= TASK GOAL =
Only the pictures are omitted; repeat all other data exactly.

-------------------------

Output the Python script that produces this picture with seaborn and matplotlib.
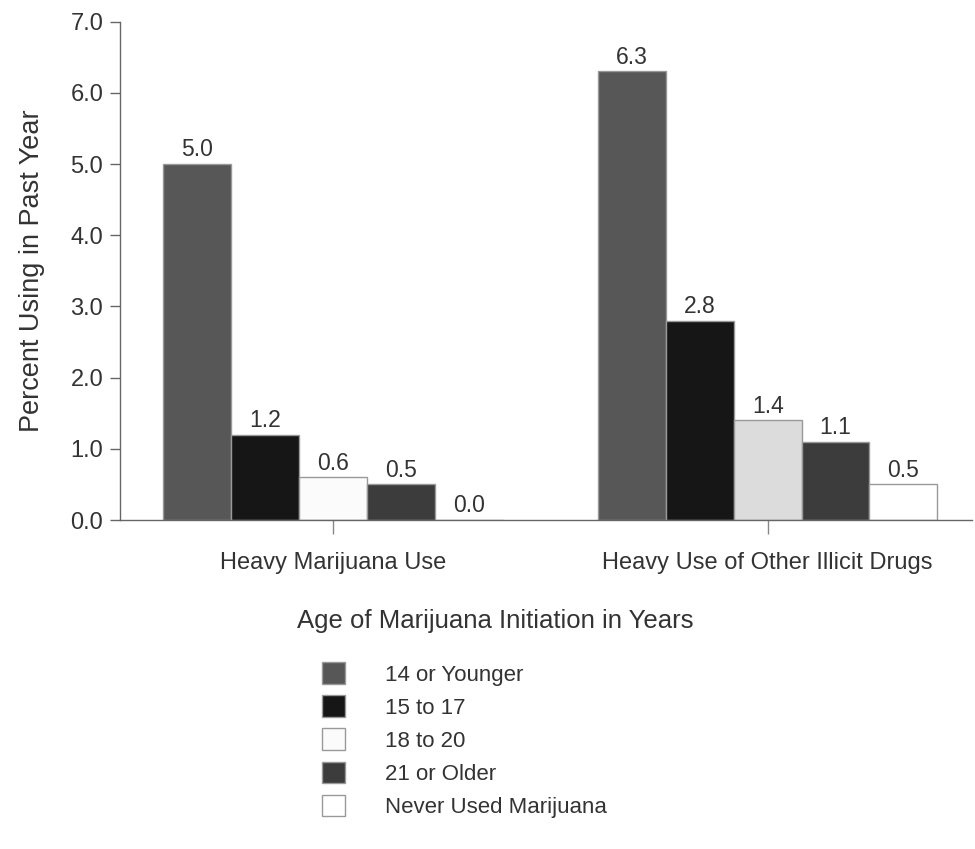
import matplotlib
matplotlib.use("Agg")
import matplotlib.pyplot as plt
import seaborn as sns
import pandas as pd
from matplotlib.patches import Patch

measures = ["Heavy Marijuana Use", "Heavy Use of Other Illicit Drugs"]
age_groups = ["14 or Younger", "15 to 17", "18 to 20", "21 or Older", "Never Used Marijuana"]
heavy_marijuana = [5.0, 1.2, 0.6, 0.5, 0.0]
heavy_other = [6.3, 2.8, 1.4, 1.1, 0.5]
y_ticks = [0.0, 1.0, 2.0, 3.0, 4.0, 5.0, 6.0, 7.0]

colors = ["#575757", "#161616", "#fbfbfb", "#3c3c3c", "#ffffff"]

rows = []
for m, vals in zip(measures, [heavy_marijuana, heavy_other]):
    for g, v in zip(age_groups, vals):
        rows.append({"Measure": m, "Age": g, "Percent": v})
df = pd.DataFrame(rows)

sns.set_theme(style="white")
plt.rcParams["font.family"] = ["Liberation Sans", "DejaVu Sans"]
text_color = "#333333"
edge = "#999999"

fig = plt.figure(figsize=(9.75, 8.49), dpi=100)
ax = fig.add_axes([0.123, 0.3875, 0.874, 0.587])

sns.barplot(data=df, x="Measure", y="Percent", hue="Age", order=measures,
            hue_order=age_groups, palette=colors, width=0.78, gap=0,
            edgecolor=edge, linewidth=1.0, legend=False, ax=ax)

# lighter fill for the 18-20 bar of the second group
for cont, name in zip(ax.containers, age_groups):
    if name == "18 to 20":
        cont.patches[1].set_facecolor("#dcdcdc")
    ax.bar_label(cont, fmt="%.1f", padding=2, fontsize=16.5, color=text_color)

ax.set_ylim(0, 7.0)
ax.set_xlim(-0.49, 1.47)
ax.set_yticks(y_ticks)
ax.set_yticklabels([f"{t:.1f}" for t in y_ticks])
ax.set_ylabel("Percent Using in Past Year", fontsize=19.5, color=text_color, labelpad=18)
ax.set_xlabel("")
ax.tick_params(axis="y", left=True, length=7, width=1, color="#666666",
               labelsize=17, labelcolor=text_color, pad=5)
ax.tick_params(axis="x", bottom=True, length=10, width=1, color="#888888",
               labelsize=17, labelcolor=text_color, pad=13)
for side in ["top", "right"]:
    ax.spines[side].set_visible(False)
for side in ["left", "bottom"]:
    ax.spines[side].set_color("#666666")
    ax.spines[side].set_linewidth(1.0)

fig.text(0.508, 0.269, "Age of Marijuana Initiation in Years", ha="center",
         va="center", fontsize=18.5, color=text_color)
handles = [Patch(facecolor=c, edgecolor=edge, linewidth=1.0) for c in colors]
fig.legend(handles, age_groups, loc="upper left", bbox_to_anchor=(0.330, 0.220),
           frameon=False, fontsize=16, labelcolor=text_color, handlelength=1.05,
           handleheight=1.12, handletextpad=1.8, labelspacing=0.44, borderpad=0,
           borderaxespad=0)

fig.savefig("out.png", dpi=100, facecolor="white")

-------------------------

= FULL RESPONSE =
Output the Python script that produces this picture with seaborn and matplotlib.
import matplotlib
matplotlib.use("Agg")
import matplotlib.pyplot as plt
import seaborn as sns
import pandas as pd
from matplotlib.patches import Patch

measures = ["Heavy Marijuana Use", "Heavy Use of Other Illicit Drugs"]
age_groups = ["14 or Younger", "15 to 17", "18 to 20", "21 or Older", "Never Used Marijuana"]
heavy_marijuana = [5.0, 1.2, 0.6, 0.5, 0.0]
heavy_other = [6.3, 2.8, 1.4, 1.1, 0.5]
y_ticks = [0.0, 1.0, 2.0, 3.0, 4.0, 5.0, 6.0, 7.0]

colors = ["#575757", "#161616", "#fbfbfb", "#3c3c3c", "#ffffff"]

rows = []
for m, vals in zip(measures, [heavy_marijuana, heavy_other]):
    for g, v in zip(age_groups, vals):
        rows.append({"Measure": m, "Age": g, "Percent": v})
df = pd.DataFrame(rows)

sns.set_theme(style="white")
plt.rcParams["font.family"] = ["Liberation Sans", "DejaVu Sans"]
text_color = "#333333"
edge = "#999999"

fig = plt.figure(figsize=(9.75, 8.49), dpi=100)
ax = fig.add_axes([0.123, 0.3875, 0.874, 0.587])

sns.barplot(data=df, x="Measure", y="Percent", hue="Age", order=measures,
            hue_order=age_groups, palette=colors, width=0.78, gap=0,
            edgecolor=edge, linewidth=1.0, legend=False, ax=ax)

# lighter fill for the 18-20 bar of the second group
for cont, name in zip(ax.containers, age_groups):
    if name == "18 to 20":
        cont.patches[1].set_facecolor("#dcdcdc")
    ax.bar_label(cont, fmt="%.1f", padding=2, fontsize=16.5, color=text_color)

ax.set_ylim(0, 7.0)
ax.set_xlim(-0.49, 1.47)
ax.set_yticks(y_ticks)
ax.set_yticklabels([f"{t:.1f}" for t in y_ticks])
ax.set_ylabel("Percent Using in Past Year", fontsize=19.5, color=text_color, labelpad=18)
ax.set_xlabel("")
ax.tick_params(axis="y", left=True, length=7, width=1, color="#666666",
               labelsize=17, labelcolor=text_color, pad=5)
ax.tick_params(axis="x", bottom=True, length=10, width=1, color="#888888",
               labelsize=17, labelcolor=text_color, pad=13)
for side in ["top", "right"]:
    ax.spines[side].set_visible(False)
for side in ["left", "bottom"]:
    ax.spines[side].set_color("#666666")
    ax.spines[side].set_linewidth(1.0)

fig.text(0.508, 0.269, "Age of Marijuana Initiation in Years", ha="center",
         va="center", fontsize=18.5, color=text_color)
handles = [Patch(facecolor=c, edgecolor=edge, linewidth=1.0) for c in colors]
fig.legend(handles, age_groups, loc="upper left", bbox_to_anchor=(0.330, 0.220),
           frameon=False, fontsize=16, labelcolor=text_color, handlelength=1.05,
           handleheight=1.12, handletextpad=1.8, labelspacing=0.44, borderpad=0,
           borderaxespad=0)

fig.savefig("out.png", dpi=100, facecolor="white")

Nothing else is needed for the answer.